Tal é a intenção da seção monográfica
do número que hoje apresentamos, intenção tomada
com excepcional precisão no breve texto preparado por Roxana
Morduchowicz, a quem agradecemos haver tornado possível,
com sua colaboração na coordenação,
a realização deste número.
«Nas últimas décadas, a escola tem sustentado
uma relação nada simples com os meios de comunicação.
Entre o amor e o espanto, este vínculo tem se movido mais
perto da desconfiança, da acusação e da condenação,
que da aceitação e reconhecimento. Os meios de comunicação,
no entanto, desempenham um papel central na vida das crianças
e dos jovens. Primeira atividade de ócio e principal fonte
de informação, os meios afetam e influem sobre a maneira
em que as crianças e os jovens percebem a realidade e interagem
com o mundo».
As identidades dos jovens se traçam na interseção
do texto escrito, da imagem eletrônica e da cultura popular.
Os centros comerciais, os bares, a televisão, os recitais
de música, o cinema e as novas tecnologias modificam a percepção
que os mais jovens têm da realidade, sua atitude ante o conhecimento
e o modo em que concebem o mundo.
Uma educação em meios propõe analisar estas
mudanças por meio da percepção da realidade.
A educação em meios de comunicação
tema de nossa monografia pensa a escola como uma via de entrada
à cultura (e como uma via de entrada da cultura) e
à compreensão do mundo. Ensinar sobre os meios significa
explorar suas linguagens como maneira de denominar e de organizar
a realidade, e entender as mensagens dos meios como leituras que
tentam explicar como é a sociedade e por que funciona como
funciona.
A educação em meios propõe uma nova forma
de alfabetização. Existem os que falam de uma primeira
alfabetização, protagonizada pelo livro e pela cultura
letrada, e uma segunda alfabetização que nos abre
às múltiplas escritas que hoje conformam o mundo audiovisual
e informático. É por esta pluralidade de escrita pela
qual passa, hoje, a construção de cidadãos
que saibam ler tanto livros como jornais, revistas, videojogos,
videoclipes e CD-Roms. Daí a importância que requer
hoje uma escola capaz de um uso criativo e crítico dos meios
audiovisuais e das tecnologias informáticas.
A valoração da cultura popular proveniente da escola
responde também às exigências da sociedade atual.
Enquanto os filhos das classes mais favorecidas entram em interação
com o ecossistema informacional e comunicativo a partir de seu próprio
lar, os filhos dos setores populares, cujas escolas públicas
(espaços decisivos de acesso às novas formas de conhecimento)
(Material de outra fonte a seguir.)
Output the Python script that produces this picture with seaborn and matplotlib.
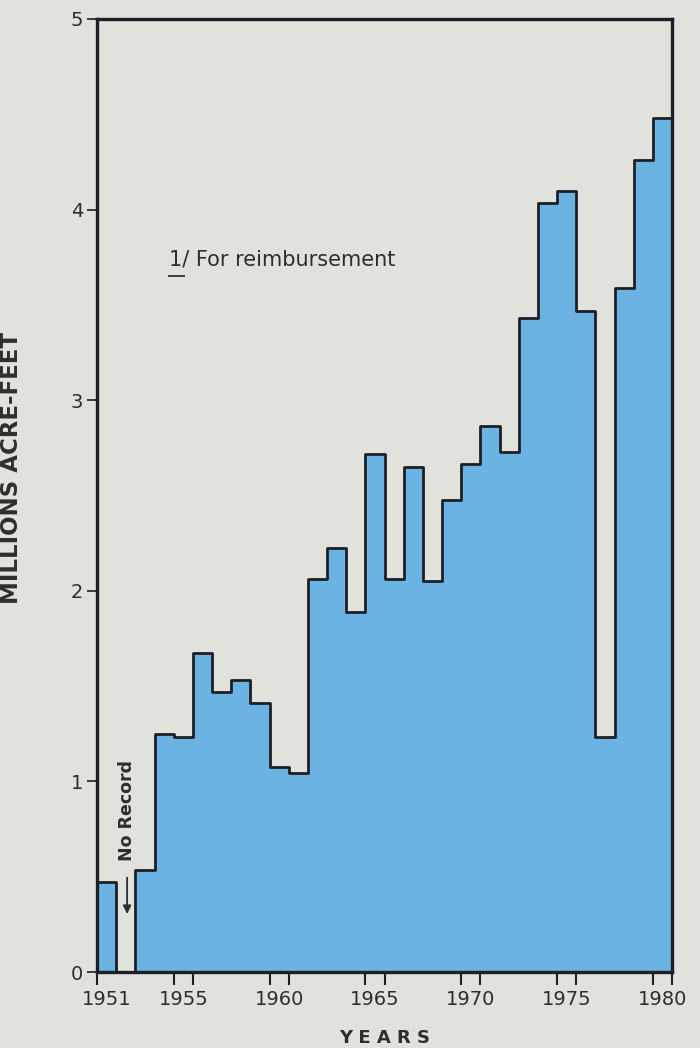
import numpy as np
import pandas as pd
import matplotlib
matplotlib.use("Agg")
import matplotlib.pyplot as plt
import seaborn as sns

# ---- data (millions of acre-feet per year) ----
years = list(range(1951, 1981))
values = [0.47, 0.0, 0.535, 1.25, 1.235, 1.675, 1.47, 1.53, 1.41, 1.075,
          1.045, 2.06, 2.225, 1.89, 2.72, 2.06, 2.65, 2.05, 2.475, 2.665,
          2.865, 2.73, 3.43, 4.035, 4.10, 3.47, 1.235, 3.59, 4.26, 4.48]
tick_labels = ["1951", "1955", "1960", "1965", "1970", "1975", "1980"]
label_years = [1951, 1955, 1960, 1965, 1970, 1975, 1980]
edge_tick_years = [1951, 1955, 1956, 1960, 1961, 1965, 1966, 1970, 1971,
                   1975, 1976, 1980, 1981]
y_ticks = [0, 1, 2, 3, 4, 5]

BG = "#e1e2dc"
BLUE = "#6ab3e3"
INK = "#1c1f26"
TXT = "#2e2e2e"

sns.set_style("white")
plt.rcParams["font.family"] = ["DejaVu Sans"]

fig = plt.figure(figsize=(7.0, 10.48), dpi=100, facecolor=BG)
ax = fig.add_axes([0.1386, 0.0725, 0.96 - 0.1386, 0.9819 - 0.0725])
ax.set_facecolor(BG)

df = pd.DataFrame({"year": [y + 0.5 for y in years], "value": values})
sns.histplot(data=df, x="year", weights="value",
             binwidth=1, binrange=(1951, 1981), element="step", fill=True,
             color=BLUE, alpha=1.0, edgecolor=INK, linewidth=2.0, ax=ax)

ax.set_xlim(1951, 1981)
ax.set_ylim(0, 5)

for s in ax.spines.values():
    s.set_visible(True)
    s.set_color(INK)
    s.set_linewidth(2.4)

# x ticks: bin edge marks + centred year labels
ax.set_xticks(edge_tick_years)
ax.set_xticklabels([""] * len(edge_tick_years))
ax.set_xticks([y + 0.5 for y in label_years], minor=True)
ax.set_xticklabels(tick_labels, minor=True)
ax.tick_params(axis="x", which="major", direction="out", length=9,
               width=1.5, color=INK, bottom=True)
ax.tick_params(axis="x", which="minor", length=0, pad=13,
               labelsize=14, labelcolor=TXT)

ax.set_yticks(y_ticks)
ax.set_yticklabels([str(v) for v in y_ticks])
ax.tick_params(axis="y", direction="out", length=7, width=1.2,
               color=INK, left=True, labelsize=14, labelcolor=TXT, pad=3)

ax.set_xlabel("Y E A R S", fontsize=13, fontweight="bold", color=TXT,
              labelpad=14)
ax.set_ylabel("MILLIONS ACRE-FEET", fontsize=16.5, fontweight="bold",
              color=TXT)
ax.yaxis.set_label_coords(-0.128, 0.529)

# footnote text
ax.text(1954.75, 3.74, "1/ For reimbursement", fontsize=15, color=TXT,
        ha="left", va="center")
ax.plot([1954.72, 1955.6], [3.65, 3.65], color=TXT, lw=1.3,
        solid_capstyle="butt")

# no record annotation
ax.text(1952.57, 0.85, "No Record", rotation=90, fontsize=12.5,
        fontweight="bold", color=TXT, ha="center", va="center")
ax.annotate("", xy=(1952.57, 0.29), xytext=(1952.57, 0.51),
            arrowprops=dict(arrowstyle="-|>", color=TXT, lw=1.3,
                            mutation_scale=12))

fig.savefig("out.png", dpi=100, facecolor=BG)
não têm, em sua imensa maioria, a mínima interação
com o entorno informático, estão ficando excluídos
do novo campo de trabalho e profissional que a cultura midiática
e tecnológica supõe (Martin-Barbero e Rey, 1999).
A presente monografia tenta explorar tais aspectos e responder
a estes e outras interrogações. É possível
que a escola redefina sua relação com a cultura e
abra novos espaços nos quais os alunos aprendam a ler e a
resignificar sua própria relação com o entorno
midiático? É possível que a escola sirva de
veículo para a interpretação da cultura e da
mútua potenciação? É possível
que a escola permita aos alunos experimentar e definir o que significa
ser produtores culturais capazes de ler diferentes textos e de produzi-los?
Em resumo, nosso número 32 tenta explorar a relação
entre a escola e os meios de comunicação, o potencial
de uma educação que toma os meios como objeto de estudo,
e as formas em que este ensino tem lugar. Partindo de contextos
e realidades muito diferentes, o objetivo é sempre o mesmo:
revalorizar a identidade cultural dos alunos no qual os meios
de comunicação ocupam um lugar essencial e
ensinar a pensar o mundo mediado e representado na tela da televisão,
nas páginas de um jornal, em um filme ou na navegação
por internet.
A seção «Outros Temas» está focalizada
na perspectiva CTS (Ciência, Tecnologia e Sociedade) para
o ensino das ciências e da tecnologia.
Sem abandonar esse enfoque, T. Buch realiza uma proposta crítica
a partir da qual traça a necessidade de revalorizar a educação
tecnológica frente à «predominante» educação
científica.
Por sua parte, Mariano Martín Gordillo e Carlos Osorio apresentam
um projeto para a difusão da cultura científica, que
aponta para o favorecimento do desenvolvimento das competências
requeridas para participar em ciência e tecnologia.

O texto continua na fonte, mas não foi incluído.